(Source code of charts)
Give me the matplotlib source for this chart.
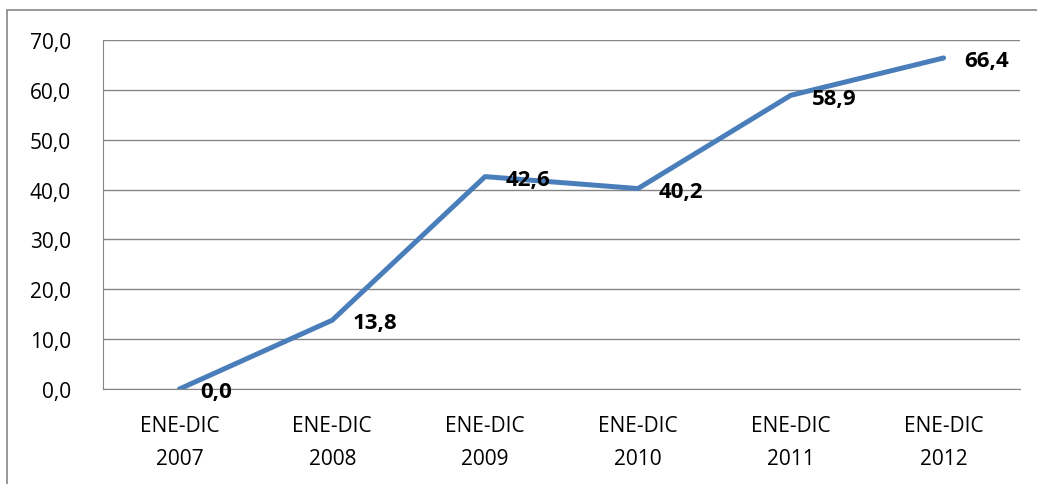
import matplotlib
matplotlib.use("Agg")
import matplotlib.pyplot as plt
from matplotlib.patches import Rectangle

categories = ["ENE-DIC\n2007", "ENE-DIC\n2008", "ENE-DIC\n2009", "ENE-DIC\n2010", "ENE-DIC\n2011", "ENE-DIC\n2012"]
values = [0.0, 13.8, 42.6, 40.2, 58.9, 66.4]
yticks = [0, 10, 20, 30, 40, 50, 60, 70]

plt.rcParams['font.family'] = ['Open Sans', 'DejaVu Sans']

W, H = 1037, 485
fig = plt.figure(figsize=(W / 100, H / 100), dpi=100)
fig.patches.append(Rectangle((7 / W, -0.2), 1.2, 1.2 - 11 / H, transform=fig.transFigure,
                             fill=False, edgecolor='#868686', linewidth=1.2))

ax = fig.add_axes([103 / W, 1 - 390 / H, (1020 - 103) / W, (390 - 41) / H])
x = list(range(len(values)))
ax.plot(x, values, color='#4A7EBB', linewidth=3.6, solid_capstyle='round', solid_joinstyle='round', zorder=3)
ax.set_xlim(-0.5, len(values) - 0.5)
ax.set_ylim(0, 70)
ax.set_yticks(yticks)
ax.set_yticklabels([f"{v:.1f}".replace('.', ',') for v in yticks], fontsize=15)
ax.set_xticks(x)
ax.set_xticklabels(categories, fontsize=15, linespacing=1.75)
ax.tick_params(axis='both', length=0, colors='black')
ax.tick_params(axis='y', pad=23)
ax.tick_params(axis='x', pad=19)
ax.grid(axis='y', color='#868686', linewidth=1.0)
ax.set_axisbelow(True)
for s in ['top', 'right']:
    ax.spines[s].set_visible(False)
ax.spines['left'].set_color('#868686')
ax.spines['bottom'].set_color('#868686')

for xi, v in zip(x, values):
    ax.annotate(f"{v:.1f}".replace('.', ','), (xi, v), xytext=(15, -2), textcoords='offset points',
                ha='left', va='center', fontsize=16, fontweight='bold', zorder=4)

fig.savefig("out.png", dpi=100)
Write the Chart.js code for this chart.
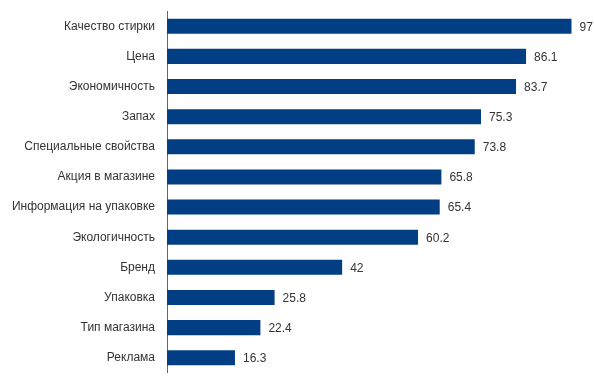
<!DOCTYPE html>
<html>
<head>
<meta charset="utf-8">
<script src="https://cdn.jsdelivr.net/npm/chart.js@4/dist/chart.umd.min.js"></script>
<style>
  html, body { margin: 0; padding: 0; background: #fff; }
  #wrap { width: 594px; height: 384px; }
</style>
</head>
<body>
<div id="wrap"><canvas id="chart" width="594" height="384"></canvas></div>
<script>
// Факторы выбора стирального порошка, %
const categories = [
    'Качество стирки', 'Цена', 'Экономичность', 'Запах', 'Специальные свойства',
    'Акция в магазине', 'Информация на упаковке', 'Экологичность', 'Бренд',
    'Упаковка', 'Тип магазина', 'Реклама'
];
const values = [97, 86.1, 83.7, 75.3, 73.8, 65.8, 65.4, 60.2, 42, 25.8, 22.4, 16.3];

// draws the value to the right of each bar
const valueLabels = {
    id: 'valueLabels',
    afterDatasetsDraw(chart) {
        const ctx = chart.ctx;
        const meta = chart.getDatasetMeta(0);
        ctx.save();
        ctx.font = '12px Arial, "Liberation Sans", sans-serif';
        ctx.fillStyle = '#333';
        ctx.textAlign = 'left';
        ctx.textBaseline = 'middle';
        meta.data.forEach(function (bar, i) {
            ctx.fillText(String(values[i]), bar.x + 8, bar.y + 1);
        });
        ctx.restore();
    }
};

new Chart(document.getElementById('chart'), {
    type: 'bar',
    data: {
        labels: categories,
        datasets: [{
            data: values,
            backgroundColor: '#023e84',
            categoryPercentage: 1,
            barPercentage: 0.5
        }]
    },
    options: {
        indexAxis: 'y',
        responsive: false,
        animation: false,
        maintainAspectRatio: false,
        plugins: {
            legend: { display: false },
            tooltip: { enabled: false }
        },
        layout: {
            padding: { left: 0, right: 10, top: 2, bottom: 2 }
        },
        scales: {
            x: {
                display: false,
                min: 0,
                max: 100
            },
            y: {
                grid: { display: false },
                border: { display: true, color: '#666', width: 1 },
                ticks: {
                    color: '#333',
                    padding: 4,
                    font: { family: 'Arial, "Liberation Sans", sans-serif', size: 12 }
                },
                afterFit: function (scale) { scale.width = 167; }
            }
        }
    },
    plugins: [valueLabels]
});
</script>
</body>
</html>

WRITTEN PROBLEM: Report only the number of lines in the records that include the word "this".

TASK RESULT: 2